Tuesday, May 12, 2009

Former Gulf News editor dies

From the NZ Herald:
An Auckland man who jumped from the Devonport Ferry on the North Shore on Sunday afternoon has died in hospital.
He has been named as Simon Johnston, 53.
Mr Johnston rushed through an exit door and attempted to jump off the ferry, back onto the wharf, while it was leaving the terminal shortly before 4.30pm on Sunday, witnesses told police.
A Fullers crewman alerted the rest of the crew, then put on a lifejacket and jumped into the water to help.
Mr Johnston was rescued from the sea by the Coastguard and resuscitated, before being taken to North Shore Hospital for treatment to a head injury.
Police interviewed a number of passengers and witnesses at the terminal who confirmed the man was a ferry passenger who had attempted to jump to the wharf.
Simon was until last year the editor of the Waiheke Gulf News, and you can read a selection of his work on the Gulf News website. He was also an accomplished musician who often, after a hard day's work, played his guitar at many Waiheke social events and venues.
If you have any particular memories of Simon, you can share them on his Waihekepedia page.

Friday, May 1, 2009

C4FFF petition

Community Consultation for future fare rises is a must!

Make Fullers Accountable to ARTA and the Waiheke Community.

Future ferry and bus fare increases are going to affect working families, students and all members of the Waiheke community who commute or travel to and from the city. Will you be consulted about the next fare rise? No! Will it affect your life? Yes! Should the future of our ferry and bus link to the CBD be in the hands of an unaccountable monopoly? No!’
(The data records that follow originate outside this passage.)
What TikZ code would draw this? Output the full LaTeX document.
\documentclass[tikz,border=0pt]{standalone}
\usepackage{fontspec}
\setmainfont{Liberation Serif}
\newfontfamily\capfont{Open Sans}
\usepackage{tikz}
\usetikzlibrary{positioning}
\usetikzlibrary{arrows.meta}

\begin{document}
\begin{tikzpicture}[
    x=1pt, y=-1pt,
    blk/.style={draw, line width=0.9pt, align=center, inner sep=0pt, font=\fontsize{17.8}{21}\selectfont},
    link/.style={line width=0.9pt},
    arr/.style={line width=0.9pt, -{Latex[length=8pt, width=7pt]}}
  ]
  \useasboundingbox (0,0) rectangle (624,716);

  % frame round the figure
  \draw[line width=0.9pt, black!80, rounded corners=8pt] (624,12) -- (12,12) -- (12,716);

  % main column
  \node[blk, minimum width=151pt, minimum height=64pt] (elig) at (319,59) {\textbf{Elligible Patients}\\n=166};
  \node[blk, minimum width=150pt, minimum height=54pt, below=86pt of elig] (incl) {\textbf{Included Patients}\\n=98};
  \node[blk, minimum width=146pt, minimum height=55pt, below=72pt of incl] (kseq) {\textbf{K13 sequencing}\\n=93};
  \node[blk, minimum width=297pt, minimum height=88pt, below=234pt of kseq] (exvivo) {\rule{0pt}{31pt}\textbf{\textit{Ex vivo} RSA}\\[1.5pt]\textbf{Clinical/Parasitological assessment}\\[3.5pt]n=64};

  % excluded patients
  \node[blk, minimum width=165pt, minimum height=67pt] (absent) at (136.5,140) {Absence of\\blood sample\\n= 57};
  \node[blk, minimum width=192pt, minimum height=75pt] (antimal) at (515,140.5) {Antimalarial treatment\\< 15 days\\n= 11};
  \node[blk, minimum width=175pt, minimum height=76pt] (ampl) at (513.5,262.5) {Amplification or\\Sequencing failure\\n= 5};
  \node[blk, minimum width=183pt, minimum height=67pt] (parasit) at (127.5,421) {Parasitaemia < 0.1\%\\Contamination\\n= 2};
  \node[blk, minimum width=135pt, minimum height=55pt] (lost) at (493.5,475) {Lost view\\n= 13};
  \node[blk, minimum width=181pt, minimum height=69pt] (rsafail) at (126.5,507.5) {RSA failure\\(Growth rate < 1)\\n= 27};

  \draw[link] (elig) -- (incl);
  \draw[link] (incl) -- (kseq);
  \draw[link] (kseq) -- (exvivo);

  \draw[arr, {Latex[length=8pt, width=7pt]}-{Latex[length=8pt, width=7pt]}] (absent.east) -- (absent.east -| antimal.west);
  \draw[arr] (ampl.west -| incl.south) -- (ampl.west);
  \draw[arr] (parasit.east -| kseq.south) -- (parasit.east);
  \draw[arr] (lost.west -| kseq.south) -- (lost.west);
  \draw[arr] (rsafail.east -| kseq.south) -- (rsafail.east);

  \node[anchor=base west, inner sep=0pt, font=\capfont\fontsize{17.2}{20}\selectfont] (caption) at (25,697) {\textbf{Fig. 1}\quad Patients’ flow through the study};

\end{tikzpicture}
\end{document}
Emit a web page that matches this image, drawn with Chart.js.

We the undersigned, call for the following:

1) A mechanism of accountability to be put into place so that Fullers cannot raise our ferry and bus fares without consulting ARTA or the governing transport authority and the community of Waiheke

2) Regulation or fair competition on the Fullers ferry route

3) Affordable and sustainable public transport for Waiheke for the future


This petition is supported by the Campaign 4 Fair Ferry Fares and the Better Bus Action Group.
If you want to help us collect signatures please print out this petition.